Dia merasa hidupnya hancur setelah dinyatakan terkonfirmasi. Dia memikirkan nasib anak dan ibunya yang terpapar, terlebih usia sang ibunda sudah berumur. Tentu sangat mudah virus tersebut menggerogoti tubuh ibunya.
Perempuan kelahiran 4 Mei 1990 itu mengatakan, sangat menyesal dan kehilangan sang ibunya. Bahkan, dia menyebut tidak pernah menyangka bahwa terpapar.

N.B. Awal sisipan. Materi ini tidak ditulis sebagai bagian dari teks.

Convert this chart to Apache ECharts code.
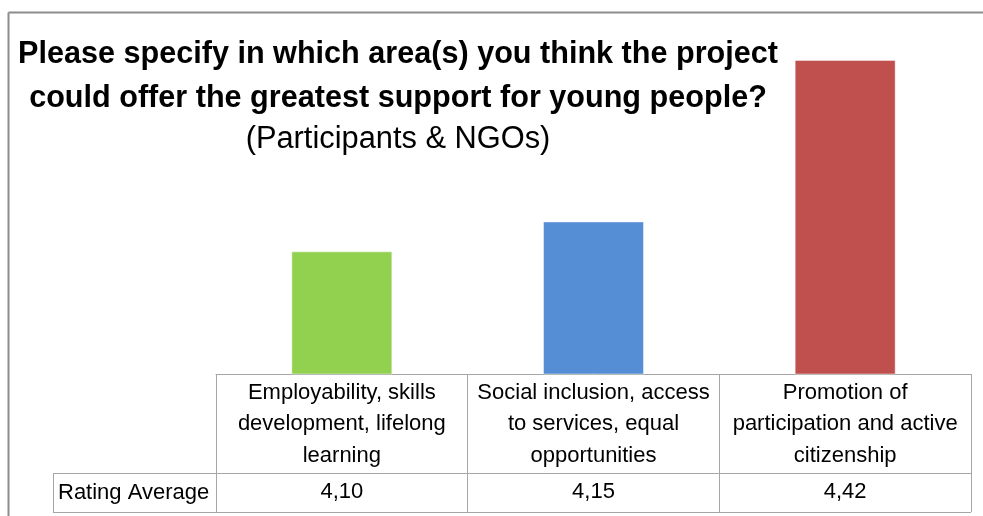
<!DOCTYPE html>
<html>
<head>
<meta charset="utf-8">
<script src="https://cdn.jsdelivr.net/npm/echarts@6/dist/echarts.min.js"></script>
<style>
  html, body { margin: 0; padding: 0; background: #fff; }
  #chart { width: 983px; height: 516px; }
</style>
</head>
<body>
<div id="chart"></div>
<script>
// Survey areas and their rating averages
const categories = [
  'Employability, skills\ndevelopment, lifelong\nlearning',
  'Social inclusion, access\nto services, equal\nopportunities',
  'Promotion of\nparticipation and active\ncitizenship'
];
const ratingAverage = [4.10, 4.15, 4.42];
const barColors = ['#92D050', '#558ED5', '#C0504D'];
const rowLabel = 'Rating Average';

const FONT = '"Liberation Sans Narrow", "Arial Narrow", "Liberation Sans", Arial, sans-serif';
const gridColor = '#A6A6A6';

// European decimal comma for the data table
const fmt = v => v.toFixed(2).replace('.', ',');

const chart = echarts.init(document.getElementById('chart'), null, { renderer: 'canvas' });

const option = {
  backgroundColor: '#fff',
  animation: false,
  title: {
    text: 'Please specify in which area(s) you think the project\ncould offer the greatest support for young people?',
    subtext: '(Participants & NGOs)',
    left: 393,
    top: 28,
    textAlign: 'center',
    itemGap: 0,
    textStyle: { fontFamily: FONT, fontSize: 30.6, fontWeight: 'bold', color: '#000', lineHeight: 44 },
    subtextStyle: { fontFamily: FONT, fontSize: 30.8, color: '#000', lineHeight: 38 }
  },
  grid: { left: 216, right: 12, top: 15, bottom: 142, containLabel: false },
  xAxis: [
    {
      type: 'category',
      data: categories,
      position: 'bottom',
      axisLine: { show: true, lineStyle: { color: gridColor, width: 1 } },
      axisTick: { show: true, interval: 0, length: 138, lineStyle: { color: gridColor, width: 1 } },
      axisLabel: {
        interval: 0, margin: 50, verticalAlign: 'middle',
        fontFamily: FONT, fontSize: 22, color: '#000', lineHeight: 31.5, align: 'center'
      }
    },
    {
      type: 'category',
      data: ratingAverage.map(fmt),
      position: 'bottom',
      axisLine: { show: false },
      axisTick: { show: false },
      axisLabel: {
        interval: 0, margin: 118, verticalAlign: 'middle',
        fontFamily: FONT, fontSize: 22, color: '#000'
      }
    }
  ],
  yAxis: {
    type: 'value',
    min: 3.895,
    max: 4.495,
    show: false,
    splitLine: { show: false }
  },
  series: [
    {
      type: 'bar',
      xAxisIndex: 0,
      barWidth: 101,
      data: ratingAverage.map((v, i) => ({
        value: v,
        itemStyle: { color: barColors[i], borderColor: 'rgba(255,255,255,0.45)', borderWidth: 1 }
      }))
    }
  ]
};

chart.setOption(option);

// Data-table frame below the plot, tied to the grid geometry
const gridRect = chart.getModel().getComponent('grid').coordinateSystem.getRect();
const axisY = gridRect.y + gridRect.height;
const rowTop = axisY + 99;
const rowBottom = axisY + 138;
const tableLeft = 53;
const tableRight = gridRect.x + gridRect.width;
const line = (x1, y1, x2, y2, color, w) => ({
  type: 'line',
  shape: { x1, y1, x2, y2 },
  style: { stroke: color, lineWidth: w || 1 },
  silent: true
});

chart.setOption({
  graphic: [
    // outer chart border
    line(8.5, 12.5, 983, 12.5, '#8C8C8C', 2),
    line(8.5, 12.5, 8.5, 516, '#8C8C8C', 2),
    // table rows
    line(tableLeft, rowTop + 0.5, tableRight, rowTop + 0.5, gridColor),
    line(tableLeft, rowBottom + 0.5, tableRight, rowBottom + 0.5, gridColor),
    line(tableLeft + 0.5, rowTop, tableLeft + 0.5, rowBottom, gridColor),
    {
      type: 'text',
      x: tableLeft + 5,
      y: (rowTop + rowBottom) / 2,
      style: { text: rowLabel, font: '22px ' + FONT, fill: '#000', textVerticalAlign: 'middle', verticalAlign: 'middle' },
      silent: true
    }
  ]
});
</script>
</body>
</html>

Dia mengaku menyesal tidak mengetahui ciri-ciri terinfeksi Covid-19, sehingga terlambat untuk membawa sang ibu menjalani perawatan. Setelah mendapat perawatan selama sekitar lima hari, ibunya mengembuskan napas terakhir di RSUD dr Abdul Rivai pada Selasa (8/12), sekitar pukul 13.00 Wita. “Sakit pasti, tidak bisa ikut mengantar ibu sampai ke peristirahatan terakhirnya,” ucap dia.
Setelah sang ibu meninggal, dia tetap masih harus menjalani perawatan di RSUD dr Abdul Rivai selama sembilan hari. Selama menjalani perawatan, dia kerap terpikir mendiang sang ibu. Namun, apa daya, dia belum bisa keluar dari rumah sakit. Selama menjalani perawatan, dia banyak melakukan olahraga. Selama dirawat ia belum bisa merasakan dan mencium aroma apapun. Setelah dilakukan swab kontrol dan hasilnya negatif, ia diinstruksikan untuk isolasi mandiri. Empat hari menjalani isolasi mandiri, ia kembali melakukan swab kontrol, karena belum bisa merasakan makanan. Dia kembali dinyatakan negatif. “Hari keenam saya baru bisa merasakan makanan setelah dinyatakan negatif,” tuturnya.
Dia sedih hingga saat ini masih banyak masyarakat yang menyepelekan Covid-19. Dia mengatakan, mungkin masyarakat yang menyepelekan belum merasakan kehilangan akibat Covid-19, dan belum pernah terpapar.